Monday was Martin Luther King Jr. Day. And this year it was most memorable for two events. The first was the unveiling in Boston of a new sculptural tribute to the civil rights hero. Unfortunately, depending on the position from which you view this inept work of public art, it resembles either a man holding his head in despair or some people holding aloft a giant turd.
The second incident was Joe Biden doing what he does best. The president was careful not to politicize the day — apart from attacking the Republicans. But during his remarks he also noted that it was the birthday of King’s daughter-in-law and said that his wife has a rule that when it is someone’s birthday everybody should sing “Happy Birthday.” Crazy old rule.
So the President led the singing to Martin Luther King III’s wife Arndrea. “Happy birthday to you” he started confidently. But he soon came to that tricky moment that has faced many restaurant staff. And he did not have the dexterity of those waiters who quickly sing “happy birthday, happy birthday” in lieu of the name they do not know. Instead Biden sang something which came out like “Happy birthday dear Val-waaar.”

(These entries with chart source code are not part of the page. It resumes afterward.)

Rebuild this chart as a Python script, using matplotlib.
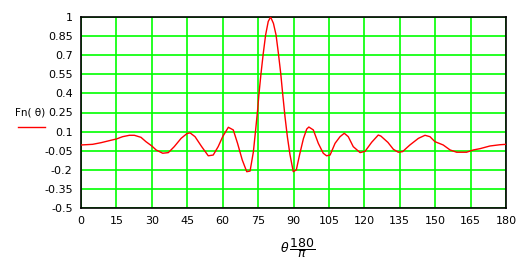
import numpy as np
import matplotlib
matplotlib.use("Agg")
import matplotlib.pyplot as plt

# angle in degrees and normalised pattern
theta = [0, 4.9, 8.5, 12.7, 15, 17.6, 20.5, 22.6, 25.4, 27.5, 30, 31.8, 34.6, 37, 39.5,
         42.4, 44.9, 46.2, 48.3, 51.1, 53.9, 56, 58.1, 60, 62.4, 64.5, 66.3, 68.3, 70.2,
         71.6, 73, 74, 74.8, 75.4, 76.2, 77.2, 78.2, 79.3, 80.3, 81.5, 82.6, 83.6, 84.6,
         85.4, 86.4, 87.4, 88.5, 89.9, 91.2, 92.6, 94.2, 95.6, 96.5, 98.4, 100.5, 102.6,
         104, 105.5, 107.6, 109.7, 111.5, 113.2, 115.3, 118.2, 120.3, 123.1, 125.9, 127,
         128.5, 130, 132.3, 134.4, 136.2, 139.3, 142.9, 145.7, 147.8, 149.9, 153.4, 156.3,
         159.1, 163.3, 166.2, 169, 173.2, 177.5, 180]
fn = [-0.005, 0.0, 0.013, 0.032, 0.042, 0.06, 0.071, 0.071, 0.055, 0.021, -0.013, -0.044,
      -0.07, -0.065, -0.018, 0.047, 0.085, 0.09, 0.06, -0.018, -0.09, -0.084, -0.018, 0.06,
      0.134, 0.113, 0.008, -0.123, -0.215, -0.21, -0.06, 0.12, 0.27, 0.40, 0.55, 0.715,
      0.86, 0.965, 1.0, 0.95, 0.86, 0.715, 0.555, 0.40, 0.217, 0.06, -0.08, -0.215, -0.2,
      -0.08, 0.045, 0.12, 0.136, 0.113, 0.008, -0.07, -0.09, -0.084, 0.008, 0.06, 0.087,
      0.06, -0.018, -0.065, -0.055, 0.016, 0.073, 0.065, 0.04, 0.015, -0.039, -0.062,
      -0.057, -0.005, 0.047, 0.071, 0.06, 0.021, -0.005, -0.044, -0.062, -0.062, -0.044,
      -0.034, -0.013, -0.003, 0.0]

xticks = np.arange(0, 181, 15)
yticks = [-0.5, -0.35, -0.2, -0.05, 0.1, 0.25, 0.4, 0.55, 0.7, 0.85, 1]
ylabels = ['-0.5', '-0.35', '-0.2', '-0.05', '0.1', '0.25', '0.4', '0.55', '0.7', '0.85', '1']

fig = plt.figure(figsize=(5.32, 2.67), dpi=100)
ax = fig.add_axes([81/532, 1-208/267, 425/532, 191/267])
ax.plot(theta, fn, color='#ff0000', lw=1.0, zorder=3)
ax.set_xlim(0, 180)
ax.set_ylim(-0.5, 1)
ax.set_xticks(xticks)
ax.set_xticklabels([str(v) for v in xticks], fontsize=8)
ax.set_yticks(yticks)
ax.set_yticklabels(ylabels, fontsize=8)
ax.tick_params(length=0, pad=6)
ax.grid(True, color='#00ff00', lw=1.2, zorder=1)
ax.set_axisbelow(True)
for s in ax.spines.values():
    s.set_color('black')
    s.set_linewidth(1.2)

fig.text(30/532, 1-113/267, 'Fn( θ)', fontsize=7.5, ha='center', va='center')
fig.add_artist(plt.Line2D([18/532, 45/532], [1-127/267, 1-127/267], color='#ff0000', lw=1.0))
fig.text(298/532, 1-248/267, r'$\theta\,\dfrac{180}{\pi}$', fontsize=9, ha='center', va='center')

fig.savefig('out.png', dpi=100)
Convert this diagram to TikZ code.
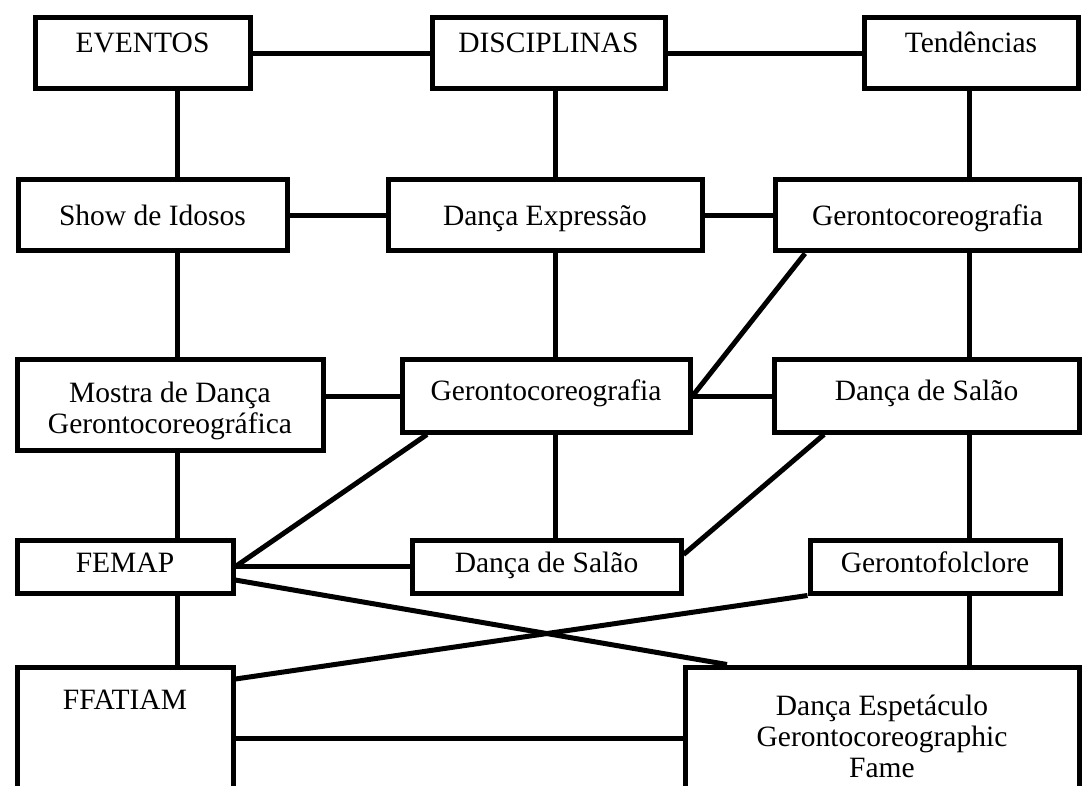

Perhaps the president should try slurring things a bit more. Because, as it happens, he has some explaining to do.
Last year the FBI sensationally raided Donald Trump’s home at Mar-a-Lago. The cause was that the former president had allegedly kept hold of various top-secret documents that should have been deposited in the national archives when he left the White House. The material was said to include something compromising about the private life of a European leader, leading to much gossip in France for some reason.
Of course Trump was incandescent. He insisted that he had done nothing wrong; in fact had done everything absolutely perfectly right — as right as he had ever done anything. His opponents took a contrary view. “How could anyone be that irresponsible?” asked Biden, while his Democrat colleagues lost no time in putting together the darkest possible interpretation. A special counsel is now investigating Trump over the issue.
This month it has been Biden’s turn. Over the course of a few days last week it emerged that he too had been lax with top-secret documents. Batches of them had been located at a number of sites associated with him, relating to the period after his leaving office as vice president. The papers included classified intelligence on Ukraine, Iran and the UK. They were found at Biden’s old office, at a Biden policy think tank that nobody knew existed, and beside his car at one of his homes.
When questioned at a press conference he very carefully read out a prepared answer. He then snapped at a reporter that it wasn’t like the documents were beside his car in the street. The car they were piled beside is apparently parked in a garage. So that’s OK — because while the Chinese, Russian and other security agencies could not possibly get access to a shut garage, Hunter Biden lived at the relevant property for a time and there is no reason whatsoever to believe that the president’s crackhead son could be any kind of security risk.
Two things happened next in quick succession. The first was the realization by the Democrats that one of their best attack lines had just been neutered: we will not be hearing very much about Mar-a-Lago in the coming months, I should think. The second was that people became aware of what might be described as a game beneath the game.
For there are a couple of ways to look at the documents issue. Either it is an area which is a bit gray and nobody can really be sure what they can and cannot take with them when they leave office. Or it is obvious that something labeled “top secret” should not just be left lying around beside the old Corvette. If it is the latter, then somebody wanted Biden to be embarrassed and has been drip-dripping the story for more than a week.
One interesting aspect of the manner in which it came out is that it was not leaked to Republican sources. Instead, it went straight to various Democrat mouthpieces in the media, leading some of us to a not-so-crazy conclusion — that these revelations are an attempt to take Biden out of the running in the 2024 election.
So far the president hasn’t confirmed that he will run, but it is widely believed he is getting ready to. He would be in his mid-eighties at the end of a second term and there are reasonable concerns in the Democratic Party that while many people of that age are sprightly and alert, Joe Biden is not among them. A new generation of politicians want to seize the party from the gerontocracy.
But who would replace him? Here is where the Democrats have a series of quandaries. There is general agreement that if Kamala Harris wants to run she has to be allowed to do so. The party cannot prevent the first ethnic minority female vice president from trying to get the top job. Yet her disapproval ratings make her unable to win and the party knows that if she runs they will lose the presidency.
Who else is there? There is Governor Newsom of California who managed to wreck San Francisco as mayor before moving on to do over the whole state. He wants the top job for sure, but all the Republicans will have to say is “But California…” and any reasonable Republican will win. There is also Pete Buttigieg, who inexplicably polled at 0 percent among African-American voters in 2020. And there is Antony Blinken – a talented foreign policy expert who has been kept so caged by Biden that the American public has essentially not heard from their own secretary of state for two years.
So that’s the choice before the Democrats. They may get rid of Biden, but the options that come after him uncannily resemble that new public sculpture that has so engaged the citizenry of Boston.